Così che se nella Sistina i cardinali, nei tempi lunghi fra votazione e deposizione delle schede e conteggi, guardano in alto, non possono che sentirsi gravati dal blu profondo di quel cielo all’inizio del tempo. Da quel mistero, sotto al quale mantenere il prescritto silenzio deve essere istintivo.
Anche al mattino, durante la Missa pro eligendo Pontifice, i volti dei cardinali erano stati inquadrati ad uno ad uno dalle telecamere delle tv di tutto il mondo, durante l’omelia di Re. Dalle parole del cardinale Decano, classe 1934, veniva tratteggiata la figura del Papa che la Chiesa attende: “casa e scuola di comunione”, luogo di “unità che non significa uniformità, purché si rimanga nella piena fedeltà al Vangelo”. E chi stava a guardare era confortato dalle espressioni sulle facce degli elettori: da come ascoltavano attenti, alcuni gravi, altri umili, quasi cercando un’ultima indicazione, prima di svolgere un compito gravoso.
Chi?
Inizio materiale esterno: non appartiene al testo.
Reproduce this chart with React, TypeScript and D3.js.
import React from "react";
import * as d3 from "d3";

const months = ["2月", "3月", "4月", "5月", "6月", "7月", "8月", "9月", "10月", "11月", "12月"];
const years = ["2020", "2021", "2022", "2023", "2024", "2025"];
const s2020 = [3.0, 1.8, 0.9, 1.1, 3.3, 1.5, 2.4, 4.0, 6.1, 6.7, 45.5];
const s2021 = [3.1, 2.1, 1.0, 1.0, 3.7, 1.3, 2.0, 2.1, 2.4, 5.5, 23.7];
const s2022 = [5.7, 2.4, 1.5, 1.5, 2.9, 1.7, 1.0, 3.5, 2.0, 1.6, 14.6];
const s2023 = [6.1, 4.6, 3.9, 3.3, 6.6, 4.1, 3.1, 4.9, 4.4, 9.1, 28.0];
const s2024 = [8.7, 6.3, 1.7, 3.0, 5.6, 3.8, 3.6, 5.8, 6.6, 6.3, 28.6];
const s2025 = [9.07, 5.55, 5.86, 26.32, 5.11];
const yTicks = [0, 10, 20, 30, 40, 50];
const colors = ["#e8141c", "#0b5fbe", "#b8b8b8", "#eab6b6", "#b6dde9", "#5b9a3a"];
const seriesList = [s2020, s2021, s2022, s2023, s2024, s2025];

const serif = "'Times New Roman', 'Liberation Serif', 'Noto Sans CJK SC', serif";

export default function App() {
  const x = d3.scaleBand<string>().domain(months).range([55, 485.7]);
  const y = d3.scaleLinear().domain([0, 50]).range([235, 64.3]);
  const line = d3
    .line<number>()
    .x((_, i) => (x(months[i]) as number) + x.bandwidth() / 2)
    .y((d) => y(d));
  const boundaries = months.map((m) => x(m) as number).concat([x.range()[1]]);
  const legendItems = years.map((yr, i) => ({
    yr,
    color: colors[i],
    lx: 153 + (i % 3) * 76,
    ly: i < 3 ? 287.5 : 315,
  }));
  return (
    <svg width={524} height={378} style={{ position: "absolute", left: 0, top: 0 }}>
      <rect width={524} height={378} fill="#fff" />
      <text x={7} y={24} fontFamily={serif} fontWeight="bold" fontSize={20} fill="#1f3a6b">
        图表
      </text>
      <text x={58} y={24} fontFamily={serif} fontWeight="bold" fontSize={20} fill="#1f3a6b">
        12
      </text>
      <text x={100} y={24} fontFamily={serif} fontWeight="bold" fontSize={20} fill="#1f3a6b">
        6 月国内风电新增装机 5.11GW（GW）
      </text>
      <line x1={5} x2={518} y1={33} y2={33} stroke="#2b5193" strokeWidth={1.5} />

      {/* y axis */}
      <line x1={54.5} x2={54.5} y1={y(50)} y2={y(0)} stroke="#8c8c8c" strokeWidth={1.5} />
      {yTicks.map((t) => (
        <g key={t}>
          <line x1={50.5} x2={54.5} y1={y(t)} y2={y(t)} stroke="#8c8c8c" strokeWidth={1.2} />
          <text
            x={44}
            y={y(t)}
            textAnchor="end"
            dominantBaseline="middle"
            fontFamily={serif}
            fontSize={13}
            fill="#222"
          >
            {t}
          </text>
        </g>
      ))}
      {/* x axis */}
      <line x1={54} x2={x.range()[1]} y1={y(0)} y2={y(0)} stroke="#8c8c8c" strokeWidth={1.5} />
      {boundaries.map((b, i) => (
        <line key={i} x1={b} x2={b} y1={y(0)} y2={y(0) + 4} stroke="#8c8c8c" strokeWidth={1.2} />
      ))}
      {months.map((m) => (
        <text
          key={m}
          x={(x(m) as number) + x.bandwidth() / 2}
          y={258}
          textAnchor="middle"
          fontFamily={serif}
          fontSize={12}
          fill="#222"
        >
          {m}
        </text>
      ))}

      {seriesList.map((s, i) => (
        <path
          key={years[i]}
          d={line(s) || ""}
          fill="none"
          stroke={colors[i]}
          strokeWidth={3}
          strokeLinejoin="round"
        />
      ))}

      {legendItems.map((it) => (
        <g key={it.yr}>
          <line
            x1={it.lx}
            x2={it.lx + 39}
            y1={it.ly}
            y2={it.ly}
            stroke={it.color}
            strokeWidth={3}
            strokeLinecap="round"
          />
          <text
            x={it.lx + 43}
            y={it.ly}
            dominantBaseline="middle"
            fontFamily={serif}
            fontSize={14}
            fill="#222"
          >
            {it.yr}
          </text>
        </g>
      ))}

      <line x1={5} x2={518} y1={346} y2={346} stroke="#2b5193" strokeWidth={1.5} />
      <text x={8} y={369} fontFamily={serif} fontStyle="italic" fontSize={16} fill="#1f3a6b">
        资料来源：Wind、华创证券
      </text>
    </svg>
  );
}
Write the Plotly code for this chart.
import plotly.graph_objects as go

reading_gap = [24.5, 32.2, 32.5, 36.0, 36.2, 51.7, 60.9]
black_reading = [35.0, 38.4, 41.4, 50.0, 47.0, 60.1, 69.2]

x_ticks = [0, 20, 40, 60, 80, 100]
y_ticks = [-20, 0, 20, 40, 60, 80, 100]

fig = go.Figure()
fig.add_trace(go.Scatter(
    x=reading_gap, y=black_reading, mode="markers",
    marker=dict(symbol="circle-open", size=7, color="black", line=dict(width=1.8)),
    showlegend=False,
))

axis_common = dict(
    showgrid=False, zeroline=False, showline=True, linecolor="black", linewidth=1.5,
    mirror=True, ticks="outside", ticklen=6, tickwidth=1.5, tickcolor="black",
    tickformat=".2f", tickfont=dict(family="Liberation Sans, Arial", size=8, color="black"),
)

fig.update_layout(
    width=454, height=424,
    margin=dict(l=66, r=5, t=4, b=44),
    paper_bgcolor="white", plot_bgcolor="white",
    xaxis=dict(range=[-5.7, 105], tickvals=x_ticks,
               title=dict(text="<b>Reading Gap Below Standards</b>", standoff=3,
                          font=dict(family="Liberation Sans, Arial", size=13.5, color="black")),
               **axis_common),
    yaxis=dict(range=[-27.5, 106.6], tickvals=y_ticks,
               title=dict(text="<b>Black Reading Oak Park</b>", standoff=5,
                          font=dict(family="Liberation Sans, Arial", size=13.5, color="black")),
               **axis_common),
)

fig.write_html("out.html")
Chi sarà chiamato, fra quelle decine di porpore, fra i tanti occidentali, o - schiera crescente - fra i cardinali voluti da Francesco, venuti anche loro “dalla fine del mondo”? Il peso dei 12 anni di pontificato di Bergoglio gravano sull’assemblea. Sanno, gli elettori, che non solo la Chiesa ma il mondo, in questo maggio 2025 incalzato da guerre e muri, attende qualcuno. Un uomo: che aiuti un pianeta piombato in un labirinto di odio e vendette. Pochi giorni fa restammo tutti senza fiato nel vedere Trump e Zelensky, soli, seduti uno di fronte all’altro, protesi ciascuno in avanti: come uomini che si parlano. Poi, lo stesso Trump ha ammesso che forse fra Putin e Zelensky “l’odio è troppo”, che forse la fine della guerra ai bordi dell’Occidente è impossibile. Impossibile forse agli uomini, e a Dio? E con l’aiuto di un uomo di Dio?
Gli ultimi Papi erano cresciuti in angoli dolorosi del mondo: Wojtyla, oppresso dai sovietici in miniera, Benedetto, che non andò a combattere in Urss o sulle Ardenne perché di pochissimo troppo giovane nel 1945, Francesco, vissuto nella sanguinosa dittatura argentina. Da quale angolo delle sofferenze del mondo, o da quali solitudini proverrà il nuovo eletto? Alle 20 la piazza è colma. Si attende con fiducia. Non il nuovo Papa, ma, afferma quietamente il cardinale Re, “l’Apostolo Pietro, che ritorna”.